◆ Exercise directions
Set the lines down again exactly, first line through the line that contains "by drug class", with no pictures.

◆ Dataset content
╔══

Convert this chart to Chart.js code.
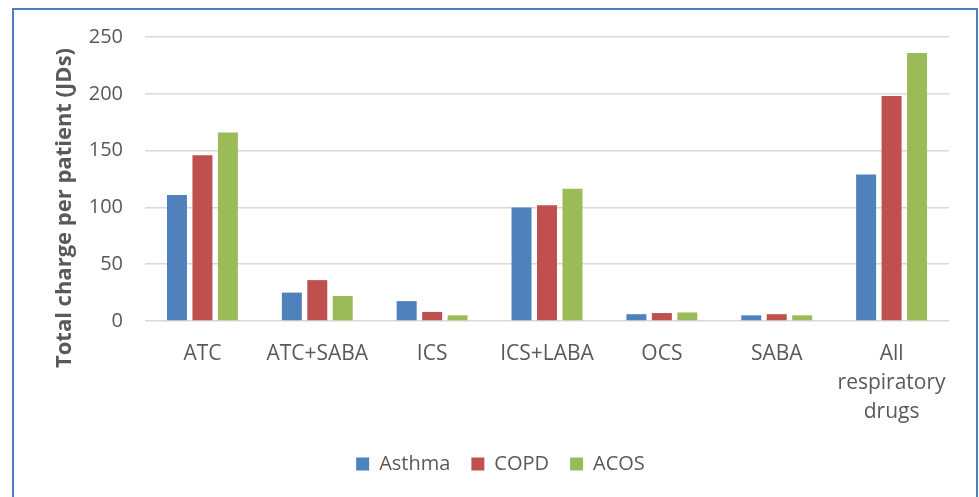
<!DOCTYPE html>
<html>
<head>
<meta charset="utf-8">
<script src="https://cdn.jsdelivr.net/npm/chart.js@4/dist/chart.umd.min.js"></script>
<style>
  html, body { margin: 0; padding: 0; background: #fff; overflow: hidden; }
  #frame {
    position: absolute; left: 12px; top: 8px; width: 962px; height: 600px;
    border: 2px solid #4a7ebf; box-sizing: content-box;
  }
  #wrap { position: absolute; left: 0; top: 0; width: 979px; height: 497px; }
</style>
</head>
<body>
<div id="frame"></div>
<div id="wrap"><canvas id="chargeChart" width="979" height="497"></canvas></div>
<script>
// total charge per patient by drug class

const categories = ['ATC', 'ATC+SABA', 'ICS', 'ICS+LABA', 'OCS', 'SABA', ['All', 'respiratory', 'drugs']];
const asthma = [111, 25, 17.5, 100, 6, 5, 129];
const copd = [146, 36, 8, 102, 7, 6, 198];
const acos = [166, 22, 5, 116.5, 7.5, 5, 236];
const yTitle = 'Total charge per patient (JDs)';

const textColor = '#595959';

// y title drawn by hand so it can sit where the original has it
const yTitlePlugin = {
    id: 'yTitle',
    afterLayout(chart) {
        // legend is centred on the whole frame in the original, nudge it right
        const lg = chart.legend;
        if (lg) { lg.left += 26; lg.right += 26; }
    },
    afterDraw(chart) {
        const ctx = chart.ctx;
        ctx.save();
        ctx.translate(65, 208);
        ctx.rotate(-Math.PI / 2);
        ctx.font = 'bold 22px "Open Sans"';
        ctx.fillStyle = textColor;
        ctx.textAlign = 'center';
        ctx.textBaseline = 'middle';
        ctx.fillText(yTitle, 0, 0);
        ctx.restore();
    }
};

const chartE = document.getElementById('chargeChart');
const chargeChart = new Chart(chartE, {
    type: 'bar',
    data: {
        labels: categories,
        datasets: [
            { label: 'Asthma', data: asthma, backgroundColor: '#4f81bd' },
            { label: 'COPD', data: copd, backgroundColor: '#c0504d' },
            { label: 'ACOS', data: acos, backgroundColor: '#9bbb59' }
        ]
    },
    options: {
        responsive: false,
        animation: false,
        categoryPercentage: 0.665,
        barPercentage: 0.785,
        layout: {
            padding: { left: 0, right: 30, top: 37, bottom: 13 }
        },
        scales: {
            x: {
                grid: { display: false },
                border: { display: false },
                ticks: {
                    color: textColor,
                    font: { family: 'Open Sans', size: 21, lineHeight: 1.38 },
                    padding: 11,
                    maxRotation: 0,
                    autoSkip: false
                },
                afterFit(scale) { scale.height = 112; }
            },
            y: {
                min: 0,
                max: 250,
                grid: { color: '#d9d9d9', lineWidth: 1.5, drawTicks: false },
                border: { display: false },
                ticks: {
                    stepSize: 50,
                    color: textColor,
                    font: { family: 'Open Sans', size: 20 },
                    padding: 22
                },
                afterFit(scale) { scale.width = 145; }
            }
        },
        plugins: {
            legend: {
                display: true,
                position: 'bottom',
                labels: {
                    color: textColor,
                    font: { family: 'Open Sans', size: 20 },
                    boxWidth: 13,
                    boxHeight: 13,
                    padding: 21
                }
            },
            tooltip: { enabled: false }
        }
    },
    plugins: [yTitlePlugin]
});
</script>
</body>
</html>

╚══

◆ Problem solution
Convert this chart to Chart.js code.
<!DOCTYPE html>
<html>
<head>
<meta charset="utf-8">
<script src="https://cdn.jsdelivr.net/npm/chart.js@4/dist/chart.umd.min.js"></script>
<style>
  html, body { margin: 0; padding: 0; background: #fff; overflow: hidden; }
  #frame {
    position: absolute; left: 12px; top: 8px; width: 962px; height: 600px;
    border: 2px solid #4a7ebf; box-sizing: content-box;
  }
  #wrap { position: absolute; left: 0; top: 0; width: 979px; height: 497px; }
</style>
</head>
<body>
<div id="frame"></div>
<div id="wrap"><canvas id="chargeChart" width="979" height="497"></canvas></div>
<script>
// total charge per patient by drug class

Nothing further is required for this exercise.